TASK TO COMPLETE: Gather every line in the records below that contains the word "this".

[Stored entries]
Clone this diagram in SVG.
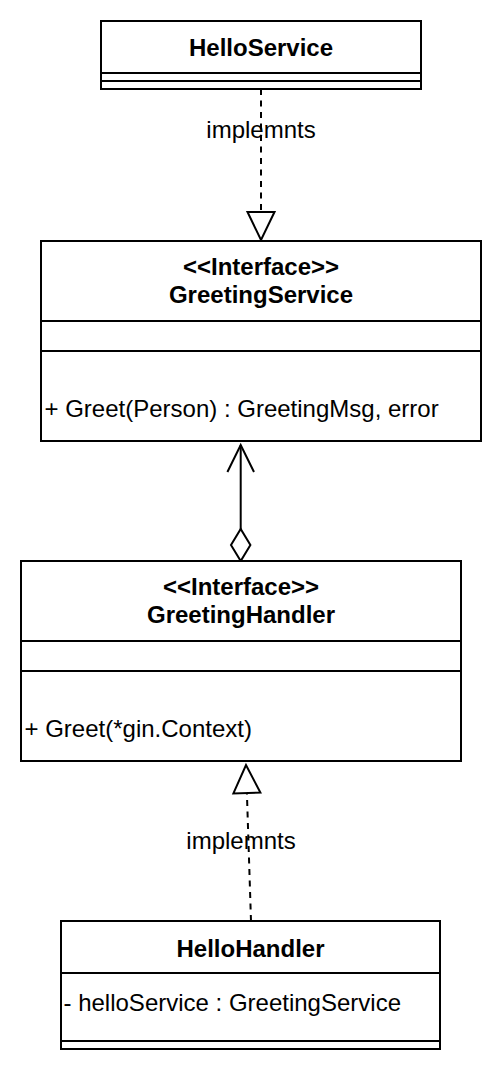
<svg xmlns="http://www.w3.org/2000/svg" width="502" height="1072" viewBox="0 0 502 1072">
<style>
.box{fill:#fff;stroke:#000;stroke-width:2}
.sep{stroke:#000;stroke-width:2;fill:none}
.t{font-family:"Liberation Sans",Arial,Helvetica,sans-serif;font-size:24px;fill:#000}
.b{font-weight:bold;text-anchor:middle}
.c{text-anchor:middle}
.edge{stroke:#000;stroke-width:2;fill:none}
.dash{stroke-dasharray:6 5.5}
</style>
<defs>
<marker id="realize" markerUnits="userSpaceOnUse" viewBox="0 0 30 30" markerWidth="30" markerHeight="30" refX="29" refY="15" orient="auto" overflow="visible">
<path d="M1,1.5 L29,15 L1,28.5 Z" fill="#fff" stroke="#000" stroke-width="2"/>
</marker>
<marker id="open" markerUnits="userSpaceOnUse" viewBox="0 0 30 30" markerWidth="30" markerHeight="30" refX="28" refY="15" orient="auto" overflow="visible">
<path d="M1,1.7 L28,15 L1,28.3" fill="none" stroke="#000" stroke-width="2"/>
</marker>
<marker id="diamond" markerUnits="userSpaceOnUse" viewBox="0 0 34 22" markerWidth="34" markerHeight="22" refX="1" refY="11" orient="auto" overflow="visible">
<path d="M1,11 L17,1.3 L33,11 L17,20.7 Z" fill="#fff" stroke="#000" stroke-width="2"/>
</marker>
</defs>
<g id="connectors">
<line class="edge dash" x1="261" y1="89" x2="261" y2="240" marker-end="url(#realize)"/>
<text class="t c" x="261" y="138.3">implemnts</text>
<line class="edge" x1="240.7" y1="561" x2="240.7" y2="445" marker-start="url(#diamond)" marker-end="url(#open)"/>
<line class="edge dash" x1="251" y1="921" x2="246" y2="765" marker-end="url(#realize)"/>
<text class="t c" x="241" y="849.3">implemnts</text>
</g>
<g id="HelloService">
<rect class="box" x="101" y="21" width="320" height="68"/>
<line class="sep" x1="101" y1="73" x2="421" y2="73"/>
<line class="sep" x1="101" y1="81" x2="421" y2="81"/>
<text class="t b" x="261" y="55.7">HelloService</text>
</g>
<g id="GreetingService">
<rect class="box" x="41" y="241" width="440" height="200"/>
<line class="sep" x1="41" y1="321" x2="481" y2="321"/>
<line class="sep" x1="41" y1="351" x2="481" y2="351"/>
<text class="t b" x="261" y="275.3">&lt;&lt;Interface&gt;&gt;</text>
<text class="t b" x="261" y="303">GreetingService</text>
<text class="t" x="44.5" y="416.7">+ Greet(Person) : GreetingMsg, error</text>
</g>
<g id="GreetingHandler">
<rect class="box" x="21" y="561" width="440" height="200"/>
<line class="sep" x1="21" y1="641" x2="461" y2="641"/>
<line class="sep" x1="21" y1="671" x2="461" y2="671"/>
<text class="t b" x="241" y="595.3">&lt;&lt;Interface&gt;&gt;</text>
<text class="t b" x="241" y="623">GreetingHandler</text>
<text class="t" x="24.5" y="736.7">+ Greet(*gin.Context)</text>
</g>
<g id="HelloHandler">
<rect class="box" x="61" y="921" width="379" height="128"/>
<line class="sep" x1="61" y1="973" x2="440" y2="973"/>
<line class="sep" x1="61" y1="1041" x2="440" y2="1041"/>
<text class="t b" x="250.5" y="956.7">HelloHandler</text>
<text class="t" x="63.5" y="1010.5">- helloService : GreetingService</text>
</g>
</svg>
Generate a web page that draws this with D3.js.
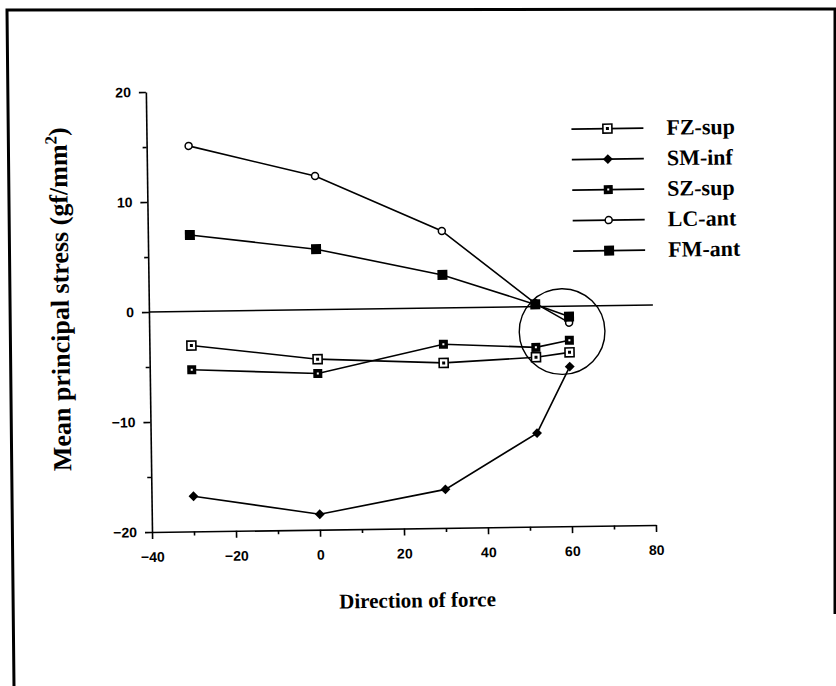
<!DOCTYPE html>
<html>
<head>
<meta charset="utf-8">
<script src="https://cdn.jsdelivr.net/npm/d3@7"></script>
<style>
  body { margin: 0; background: #fff; }
  .tick text { font-family: "Liberation Sans", Arial, sans-serif; font-weight: bold; font-size: 14px; }
</style>
</head>
<body>
<script>
// data
const directions = [-30, 0, 30, 52, 60];
const fzSup = [-3.1, -4.5, -5.0, -4.6, -4.2];
const smInf = [-16.8, -18.6, -16.5, -11.5, -5.5];
const szSup = [-5.3, -5.8, -3.3, -3.7, -3.1];
const lcAnt = [15.05, 12.15, 7.0, 0.3, -1.5];
const fmAnt = [6.95, 5.5, 3.0, 0.2, -0.95];
const seriesNames = ["FZ-sup", "SM-inf", "SZ-sup", "LC-ant", "FM-ant"];
const xTicks = [-40, -20, 0, 20, 40, 60, 80];
const xMinor = [-30, -10, 10, 30, 50, 70];
const yTicks = [-20, -10, 0, 10, 20];
const yMinor = [-15, -5, 5, 15];

const width = 836, height = 686;

const svg = d3.select("body").append("svg")
    .attr("width", width)
    .attr("height", height);

// outer frame of the scanned figure
svg.append("path")
    .attr("d", "M14,686 L7,10 L835,9 L835,614")
    .attr("fill", "none")
    .attr("stroke", "#000")
    .attr("stroke-width", 3);

const x = d3.scaleLinear().domain([-40, 80]).range([152, 656]);
const y = d3.scaleLinear().domain([-20, 20]).range([532, 92]);

// the scan is tilted a little
const g = svg.append("g").attr("transform", "rotate(-0.8,152,532)");

// axes
g.append("g")
    .attr("transform", "translate(" + x(-40) + ",0)")
    .call(d3.axisLeft(y).tickValues(yTicks).tickSize(7).tickSizeOuter(0).tickPadding(8));
g.append("g")
    .attr("transform", "translate(" + x(-40) + ",0)")
    .call(d3.axisLeft(y).tickValues(yMinor).tickSize(4).tickFormat(""))
    .select(".domain").remove();

g.append("g")
    .attr("transform", "translate(0," + y(-20) + ")")
    .call(d3.axisBottom(x).tickValues(xTicks).tickSize(7).tickSizeOuter(0).tickPadding(13));
g.append("g")
    .attr("transform", "translate(0," + y(-20) + ")")
    .call(d3.axisBottom(x).tickValues(xMinor).tickSize(4).tickFormat(""))
    .select(".domain").remove();

g.selectAll(".domain, .tick line").attr("stroke", "#000").attr("stroke-width", 1.6);

// zero line
g.append("line")
    .attr("x1", x(-40)).attr("x2", x(80))
    .attr("y1", y(0)).attr("y2", y(0))
    .attr("stroke", "#000").attr("stroke-width", 1.6);

// axis titles
const yTitle = g.append("text")
    .attr("transform", "translate(72,298) rotate(-90)")
    .attr("text-anchor", "middle")
    .style("font-family", "'Liberation Serif', 'Times New Roman', serif")
    .style("font-weight", "bold")
    .style("font-size", "26px");
yTitle.append("tspan").text("Mean principal stress (gf/mm");
yTitle.append("tspan").attr("dy", -10).style("font-size", "17px").text("2");
yTitle.append("tspan").attr("dy", 10).text(")");

g.append("text")
    .attr("x", x(23)).attr("y", 611)
    .attr("text-anchor", "middle")
    .style("font-family", "'Liberation Serif', 'Times New Roman', serif")
    .style("font-weight", "bold")
    .style("font-size", "21px")
    .text("Direction of force");

// marker shapes
function drawMarker(sel, kind) {
  if (kind === "FZ-sup") {
    sel.append("rect").attr("x", -4.5).attr("y", -4.5).attr("width", 9).attr("height", 9)
        .attr("fill", "#fff").attr("stroke", "#000").attr("stroke-width", 1.6);
    sel.append("rect").attr("x", -1.5).attr("y", -1.5).attr("width", 3).attr("height", 3).attr("fill", "#000");
  } else if (kind === "SM-inf") {
    sel.append("rect").attr("x", -3.5).attr("y", -3.5).attr("width", 7).attr("height", 7)
        .attr("transform", "rotate(45)").attr("fill", "#000");
  } else if (kind === "SZ-sup") {
    sel.append("rect").attr("x", -4.5).attr("y", -4.5).attr("width", 9).attr("height", 9).attr("fill", "#000");
    sel.append("rect").attr("x", -1).attr("y", -1).attr("width", 2).attr("height", 2).attr("fill", "#fff");
  } else if (kind === "LC-ant") {
    sel.append("circle").attr("r", 3.5)
        .attr("fill", "#fff").attr("stroke", "#000").attr("stroke-width", 1.5);
  } else {
    sel.append("rect").attr("x", -5).attr("y", -5).attr("width", 10).attr("height", 10).attr("fill", "#000");
  }
}

const allSeries = [fzSup, smInf, szSup, lcAnt, fmAnt].map(function(vals, i) {
  return {
    name: seriesNames[i],
    values: vals.map(function(v, j) { return {dir: directions[j], stress: v}; })
  };
});

const line = d3.line()
    .x(function(d) { return x(d.dir); })
    .y(function(d) { return y(d.stress); });

allSeries.forEach(function(s) {
  g.append("path")
      .datum(s.values)
      .attr("fill", "none")
      .attr("stroke", "#000")
      .attr("stroke-width", 1.6)
      .attr("d", line);
});

allSeries.forEach(function(s) {
  g.selectAll(null)
      .data(s.values)
      .enter().append("g")
      .attr("transform", function(d) { return "translate(" + x(d.dir) + "," + y(d.stress) + ")"; })
      .each(function() { drawMarker(d3.select(this), s.name); });
});

// highlight circle round the converging points
const ring = {dir: 58.3, stress: -2.3, radius: 10.2};
g.append("circle")
    .attr("cx", x(ring.dir)).attr("cy", y(ring.stress))
    .attr("r", x(ring.radius) - x(0))
    .attr("fill", "none")
    .attr("stroke", "#000")
    .attr("stroke-width", 1.4);

// legend
const legend = g.append("g").attr("transform", "translate(577,135)");
seriesNames.forEach(function(name, i) {
  const row = legend.append("g").attr("transform", "translate(0," + (i * 30.5) + ")");
  row.append("line").attr("x1", 0).attr("x2", 72)
      .attr("stroke", "#000").attr("stroke-width", 1.6);
  drawMarker(row.append("g").attr("transform", "translate(36,0)"), name);
  row.append("text")
      .attr("x", 95).attr("y", 7)
      .style("font-family", "'Liberation Serif', 'Times New Roman', serif")
      .style("font-weight", "bold")
      .style("font-size", "22px")
      .text(name);
});
</script>
</body>
</html>
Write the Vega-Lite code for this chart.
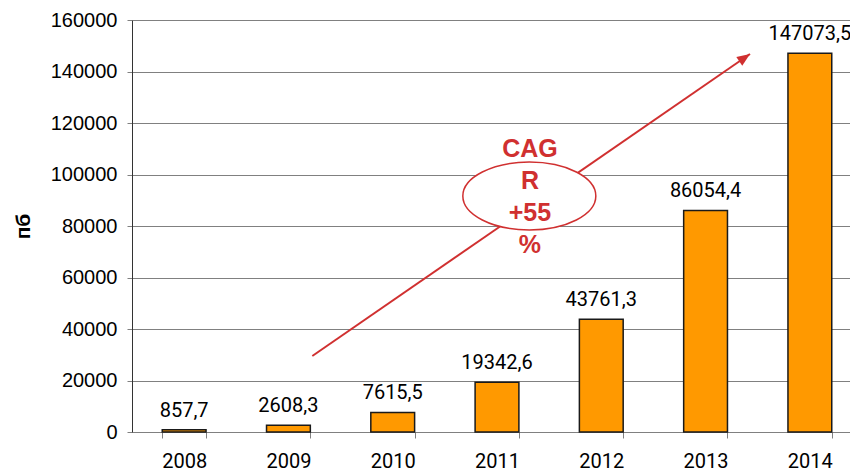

RESPONSE TO THE TASK:
Clone this diagram in SVG.
Generate a web page that draws this with D3.js.
      .each(function() { drawMarker(d3.select(this), s.name); });
Write the Vega-Lite code for this chart.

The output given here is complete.